The thing is I’ve enjoyed every thing I’ve gone to see. I even enjoyed the Blondie concert despite the fact the Glasgow audience was so exuberant you could barely hear the band and we left halfway through their set. So why so few live events? I’m not sure I have an answer. As a kid the simple answer was there was nowhere to go. There was the pictures and that was it. I did watch a lot of films growing up. It felt like every Saturday you’d find me there in the queue waiting for the matinee but I was in my mid-thirties before I saw my first live performance of a play.

As far as the last night of the Proms goes I’ve seen a few on TV but I can’t say I watch them faithfully.
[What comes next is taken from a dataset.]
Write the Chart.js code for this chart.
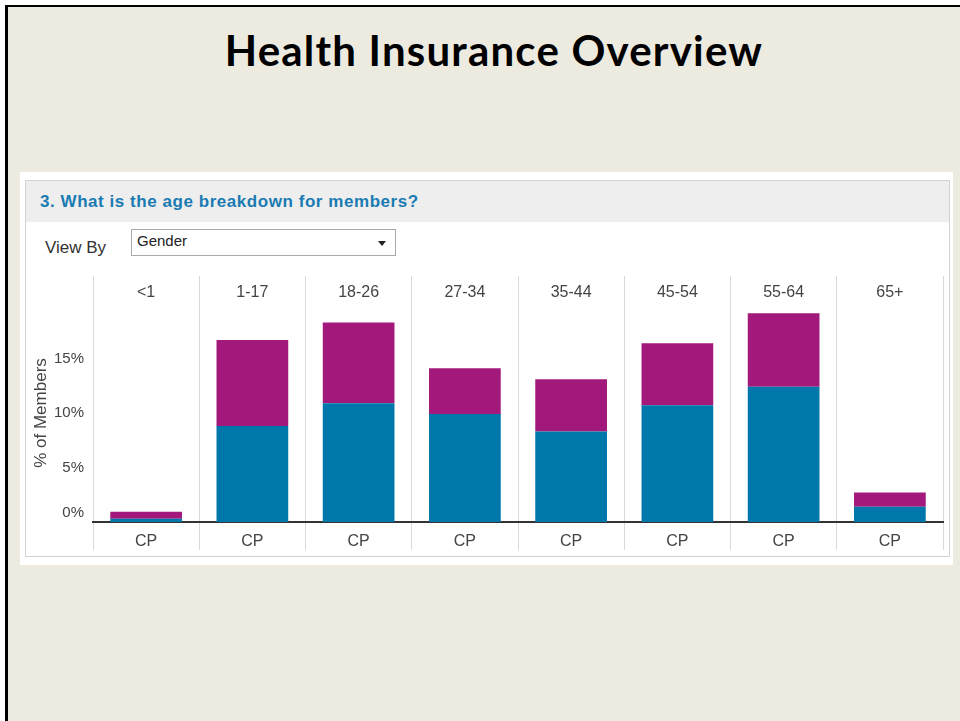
<!DOCTYPE html>
<html>
<head>
<meta charset="utf-8">
<title>Health Insurance Overview</title>
<script src="https://cdn.jsdelivr.net/npm/chart.js@4.4.1/dist/chart.umd.min.js"></script>
<style>
  html, body { margin: 0; padding: 0; width: 960px; height: 721px; overflow: hidden; background: #fff; }
  .slide { position: absolute; left: 5px; top: 5px; width: 1000px; height: 800px; background: #edeae0;
    border-left: 3px solid #000; border-top: 2px solid #000; }
  .title { position: absolute; left: 0; top: 29px; width: 988px; text-align: center;
    font: bold 42px Lato, "Open Sans", sans-serif; line-height: 42px; letter-spacing: 1.2px; color: #000; }
  .panel { position: absolute; left: 20px; top: 172px; width: 933px; height: 393px; background: #fff; }
  .box { position: absolute; left: 25px; top: 180px; width: 923px; height: 375px; border: 1px solid #d2d2d2; }
  .header { position: absolute; left: 26px; top: 181px; width: 923px; height: 41px; background: #eeeeee; }
  .question { position: absolute; left: 40px; top: 181px; height: 42px;
    font: bold 17px "Liberation Sans", Arial, sans-serif; line-height: 42px; letter-spacing: 0.55px;
    color: #1a7bb3; white-space: nowrap; }
  .viewby { position: absolute; left: 45px; top: 238px;
    font: 17px "Liberation Sans", Arial, sans-serif; line-height: 20px; color: #333; }
  .select { position: absolute; left: 131px; top: 229px; width: 263px; height: 25px; border: 1px solid #a9a9a9; background: #fff; }
  .select span { position: absolute; left: 5px; top: 1px;
    font: 15px "Liberation Sans", Arial, sans-serif; line-height: 20px; color: #222; }
  .select i { position: absolute; left: 246px; top: 11px; width: 0; height: 0;
    border-left: 4px solid transparent; border-right: 4px solid transparent; border-top: 5px solid #222; }
  .chart-wrap { position: absolute; left: 30px; top: 276px; width: 918px; height: 274px; }
</style>
</head>
<body>
<div class="slide"></div>
<div class="title">Health Insurance Overview</div>
<div class="panel"></div>
<div class="box"></div>
<div class="header"></div>
<div class="question">3. What is the age breakdown for members?</div>
<div class="viewby">View By</div>
<div class="select"><span>Gender</span><i></i></div>
<div class="chart-wrap"><canvas id="ageChart"></canvas></div>

<script>
// Data chart (persen anggota per kelompok umur)
const ageGroups = ["<1", "1-17", "18-26", "27-34", "35-44", "45-54", "55-64", "65+"];
const planLabels = ["CP", "CP", "CP", "CP", "CP", "CP", "CP", "CP"];
const maleShare = [0.3, 8.8, 10.9, 9.9, 8.3, 10.7, 12.4, 1.4];
const femaleShare = [0.65, 7.9, 7.4, 4.2, 4.8, 5.7, 6.75, 1.3];
const yTickValues = [0, 5, 10, 15];

Chart.defaults.font.family = "'Liberation Sans', Arial, sans-serif";
Chart.defaults.color = "#444";

const separatorColor = "#d9d9d9";

// Label 0% dinaikkan sedikit supaya tidak menempel garis dasar (baris kosong kedua)
function formatPercentTick(value) {
  return value === 0 ? ["0%", ""] : value + "%";
}

//! Chart umur (stacked bar)
const ageChart = new Chart(document.getElementById("ageChart").getContext("2d"), {
  type: "bar",
  data: {
    labels: ageGroups,
    datasets: [
      {
        label: "Male",
        data: maleShare,
        backgroundColor: "#0077aa",
        barPercentage: 0.675,
        categoryPercentage: 1,
      },
      {
        label: "Female",
        data: femaleShare,
        backgroundColor: "#a3197b",
        barPercentage: 0.675,
        categoryPercentage: 1,
      },
    ],
  },
  options: {
    responsive: true,
    maintainAspectRatio: false,
    animation: false,
    layout: { padding: { right: 5 } },
    plugins: {
      legend: { display: false },
      tooltip: { enabled: false },
    },
    scales: {
      x: {
        type: "category",
        position: "bottom",
        stacked: true,
        labels: planLabels,
        offset: true,
        grid: { offset: true, color: separatorColor, lineWidth: 1, tickLength: 28 },
        border: { display: true, color: "#333", width: 2 },
        ticks: { font: { size: 16 }, padding: -17.6, autoSkip: false, maxRotation: 0 },
        afterFit: (scale) => { scale.height = 28; },
      },
      x2: {
        type: "category",
        position: "top",
        labels: ageGroups,
        offset: true,
        grid: { offset: true, drawOnChartArea: false, color: separatorColor, lineWidth: 1, tickLength: 28 },
        border: { display: false },
        ticks: { font: { size: 16 }, padding: -26, autoSkip: false, maxRotation: 0 },
        afterFit: (scale) => { scale.height = 28; },
      },
      y: {
        stacked: true,
        min: 0,
        max: 20,
        grid: { display: false, drawTicks: false },
        border: { display: false },
        afterBuildTicks: (scale) => {
          scale.ticks = yTickValues.map((v) => ({ value: v }));
        },
        ticks: { font: { size: 15 }, padding: 9, callback: formatPercentTick },
        title: { display: true, text: "% of Members", font: { size: 17 }, padding: { top: 1, bottom: 0 } },
        afterFit: (scale) => { scale.width = 63; },
      },
    },
  },
});
</script>
</body>
</html>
I know I wouldn’t enjoy actually being there; rowdy crowds frighten me nowadays. I appreciate all sorts of classical music but I don’t care for the lighter end as much. I’ve saved one concert from this year’s run to watch—the Maxwell Davies and Birtwistle concert from September 11th—but that’s it. Birtwistle’s a composer I struggle with—I actually switched off a Prom one year during a performance of his Trumpet Concerto—but I don’t like to be beaten. Except when it comes to opera. Opera won and I’ve no intention of asking for a rematch.

I guess this would be your theme tune. If I’d played this for my dad he’d’ve spent the rest of the day wandering round thinking he was Bing. Oh, and the song’s reminded me: I watched Noah last week and I think even you’d be hard pressed to accentuate the positive there.

Karen Redman said...

I've been to the RAH on numerous occasions - particularly when I worked for BBC Radio many, many years ago but I, too, had never been to a Prom until last year. It wasn't the last night but it was still magical. There's a great deal to be said about being in a place where you really want to be and with other people who want to be there just as much as you do. And the music was wonderful too!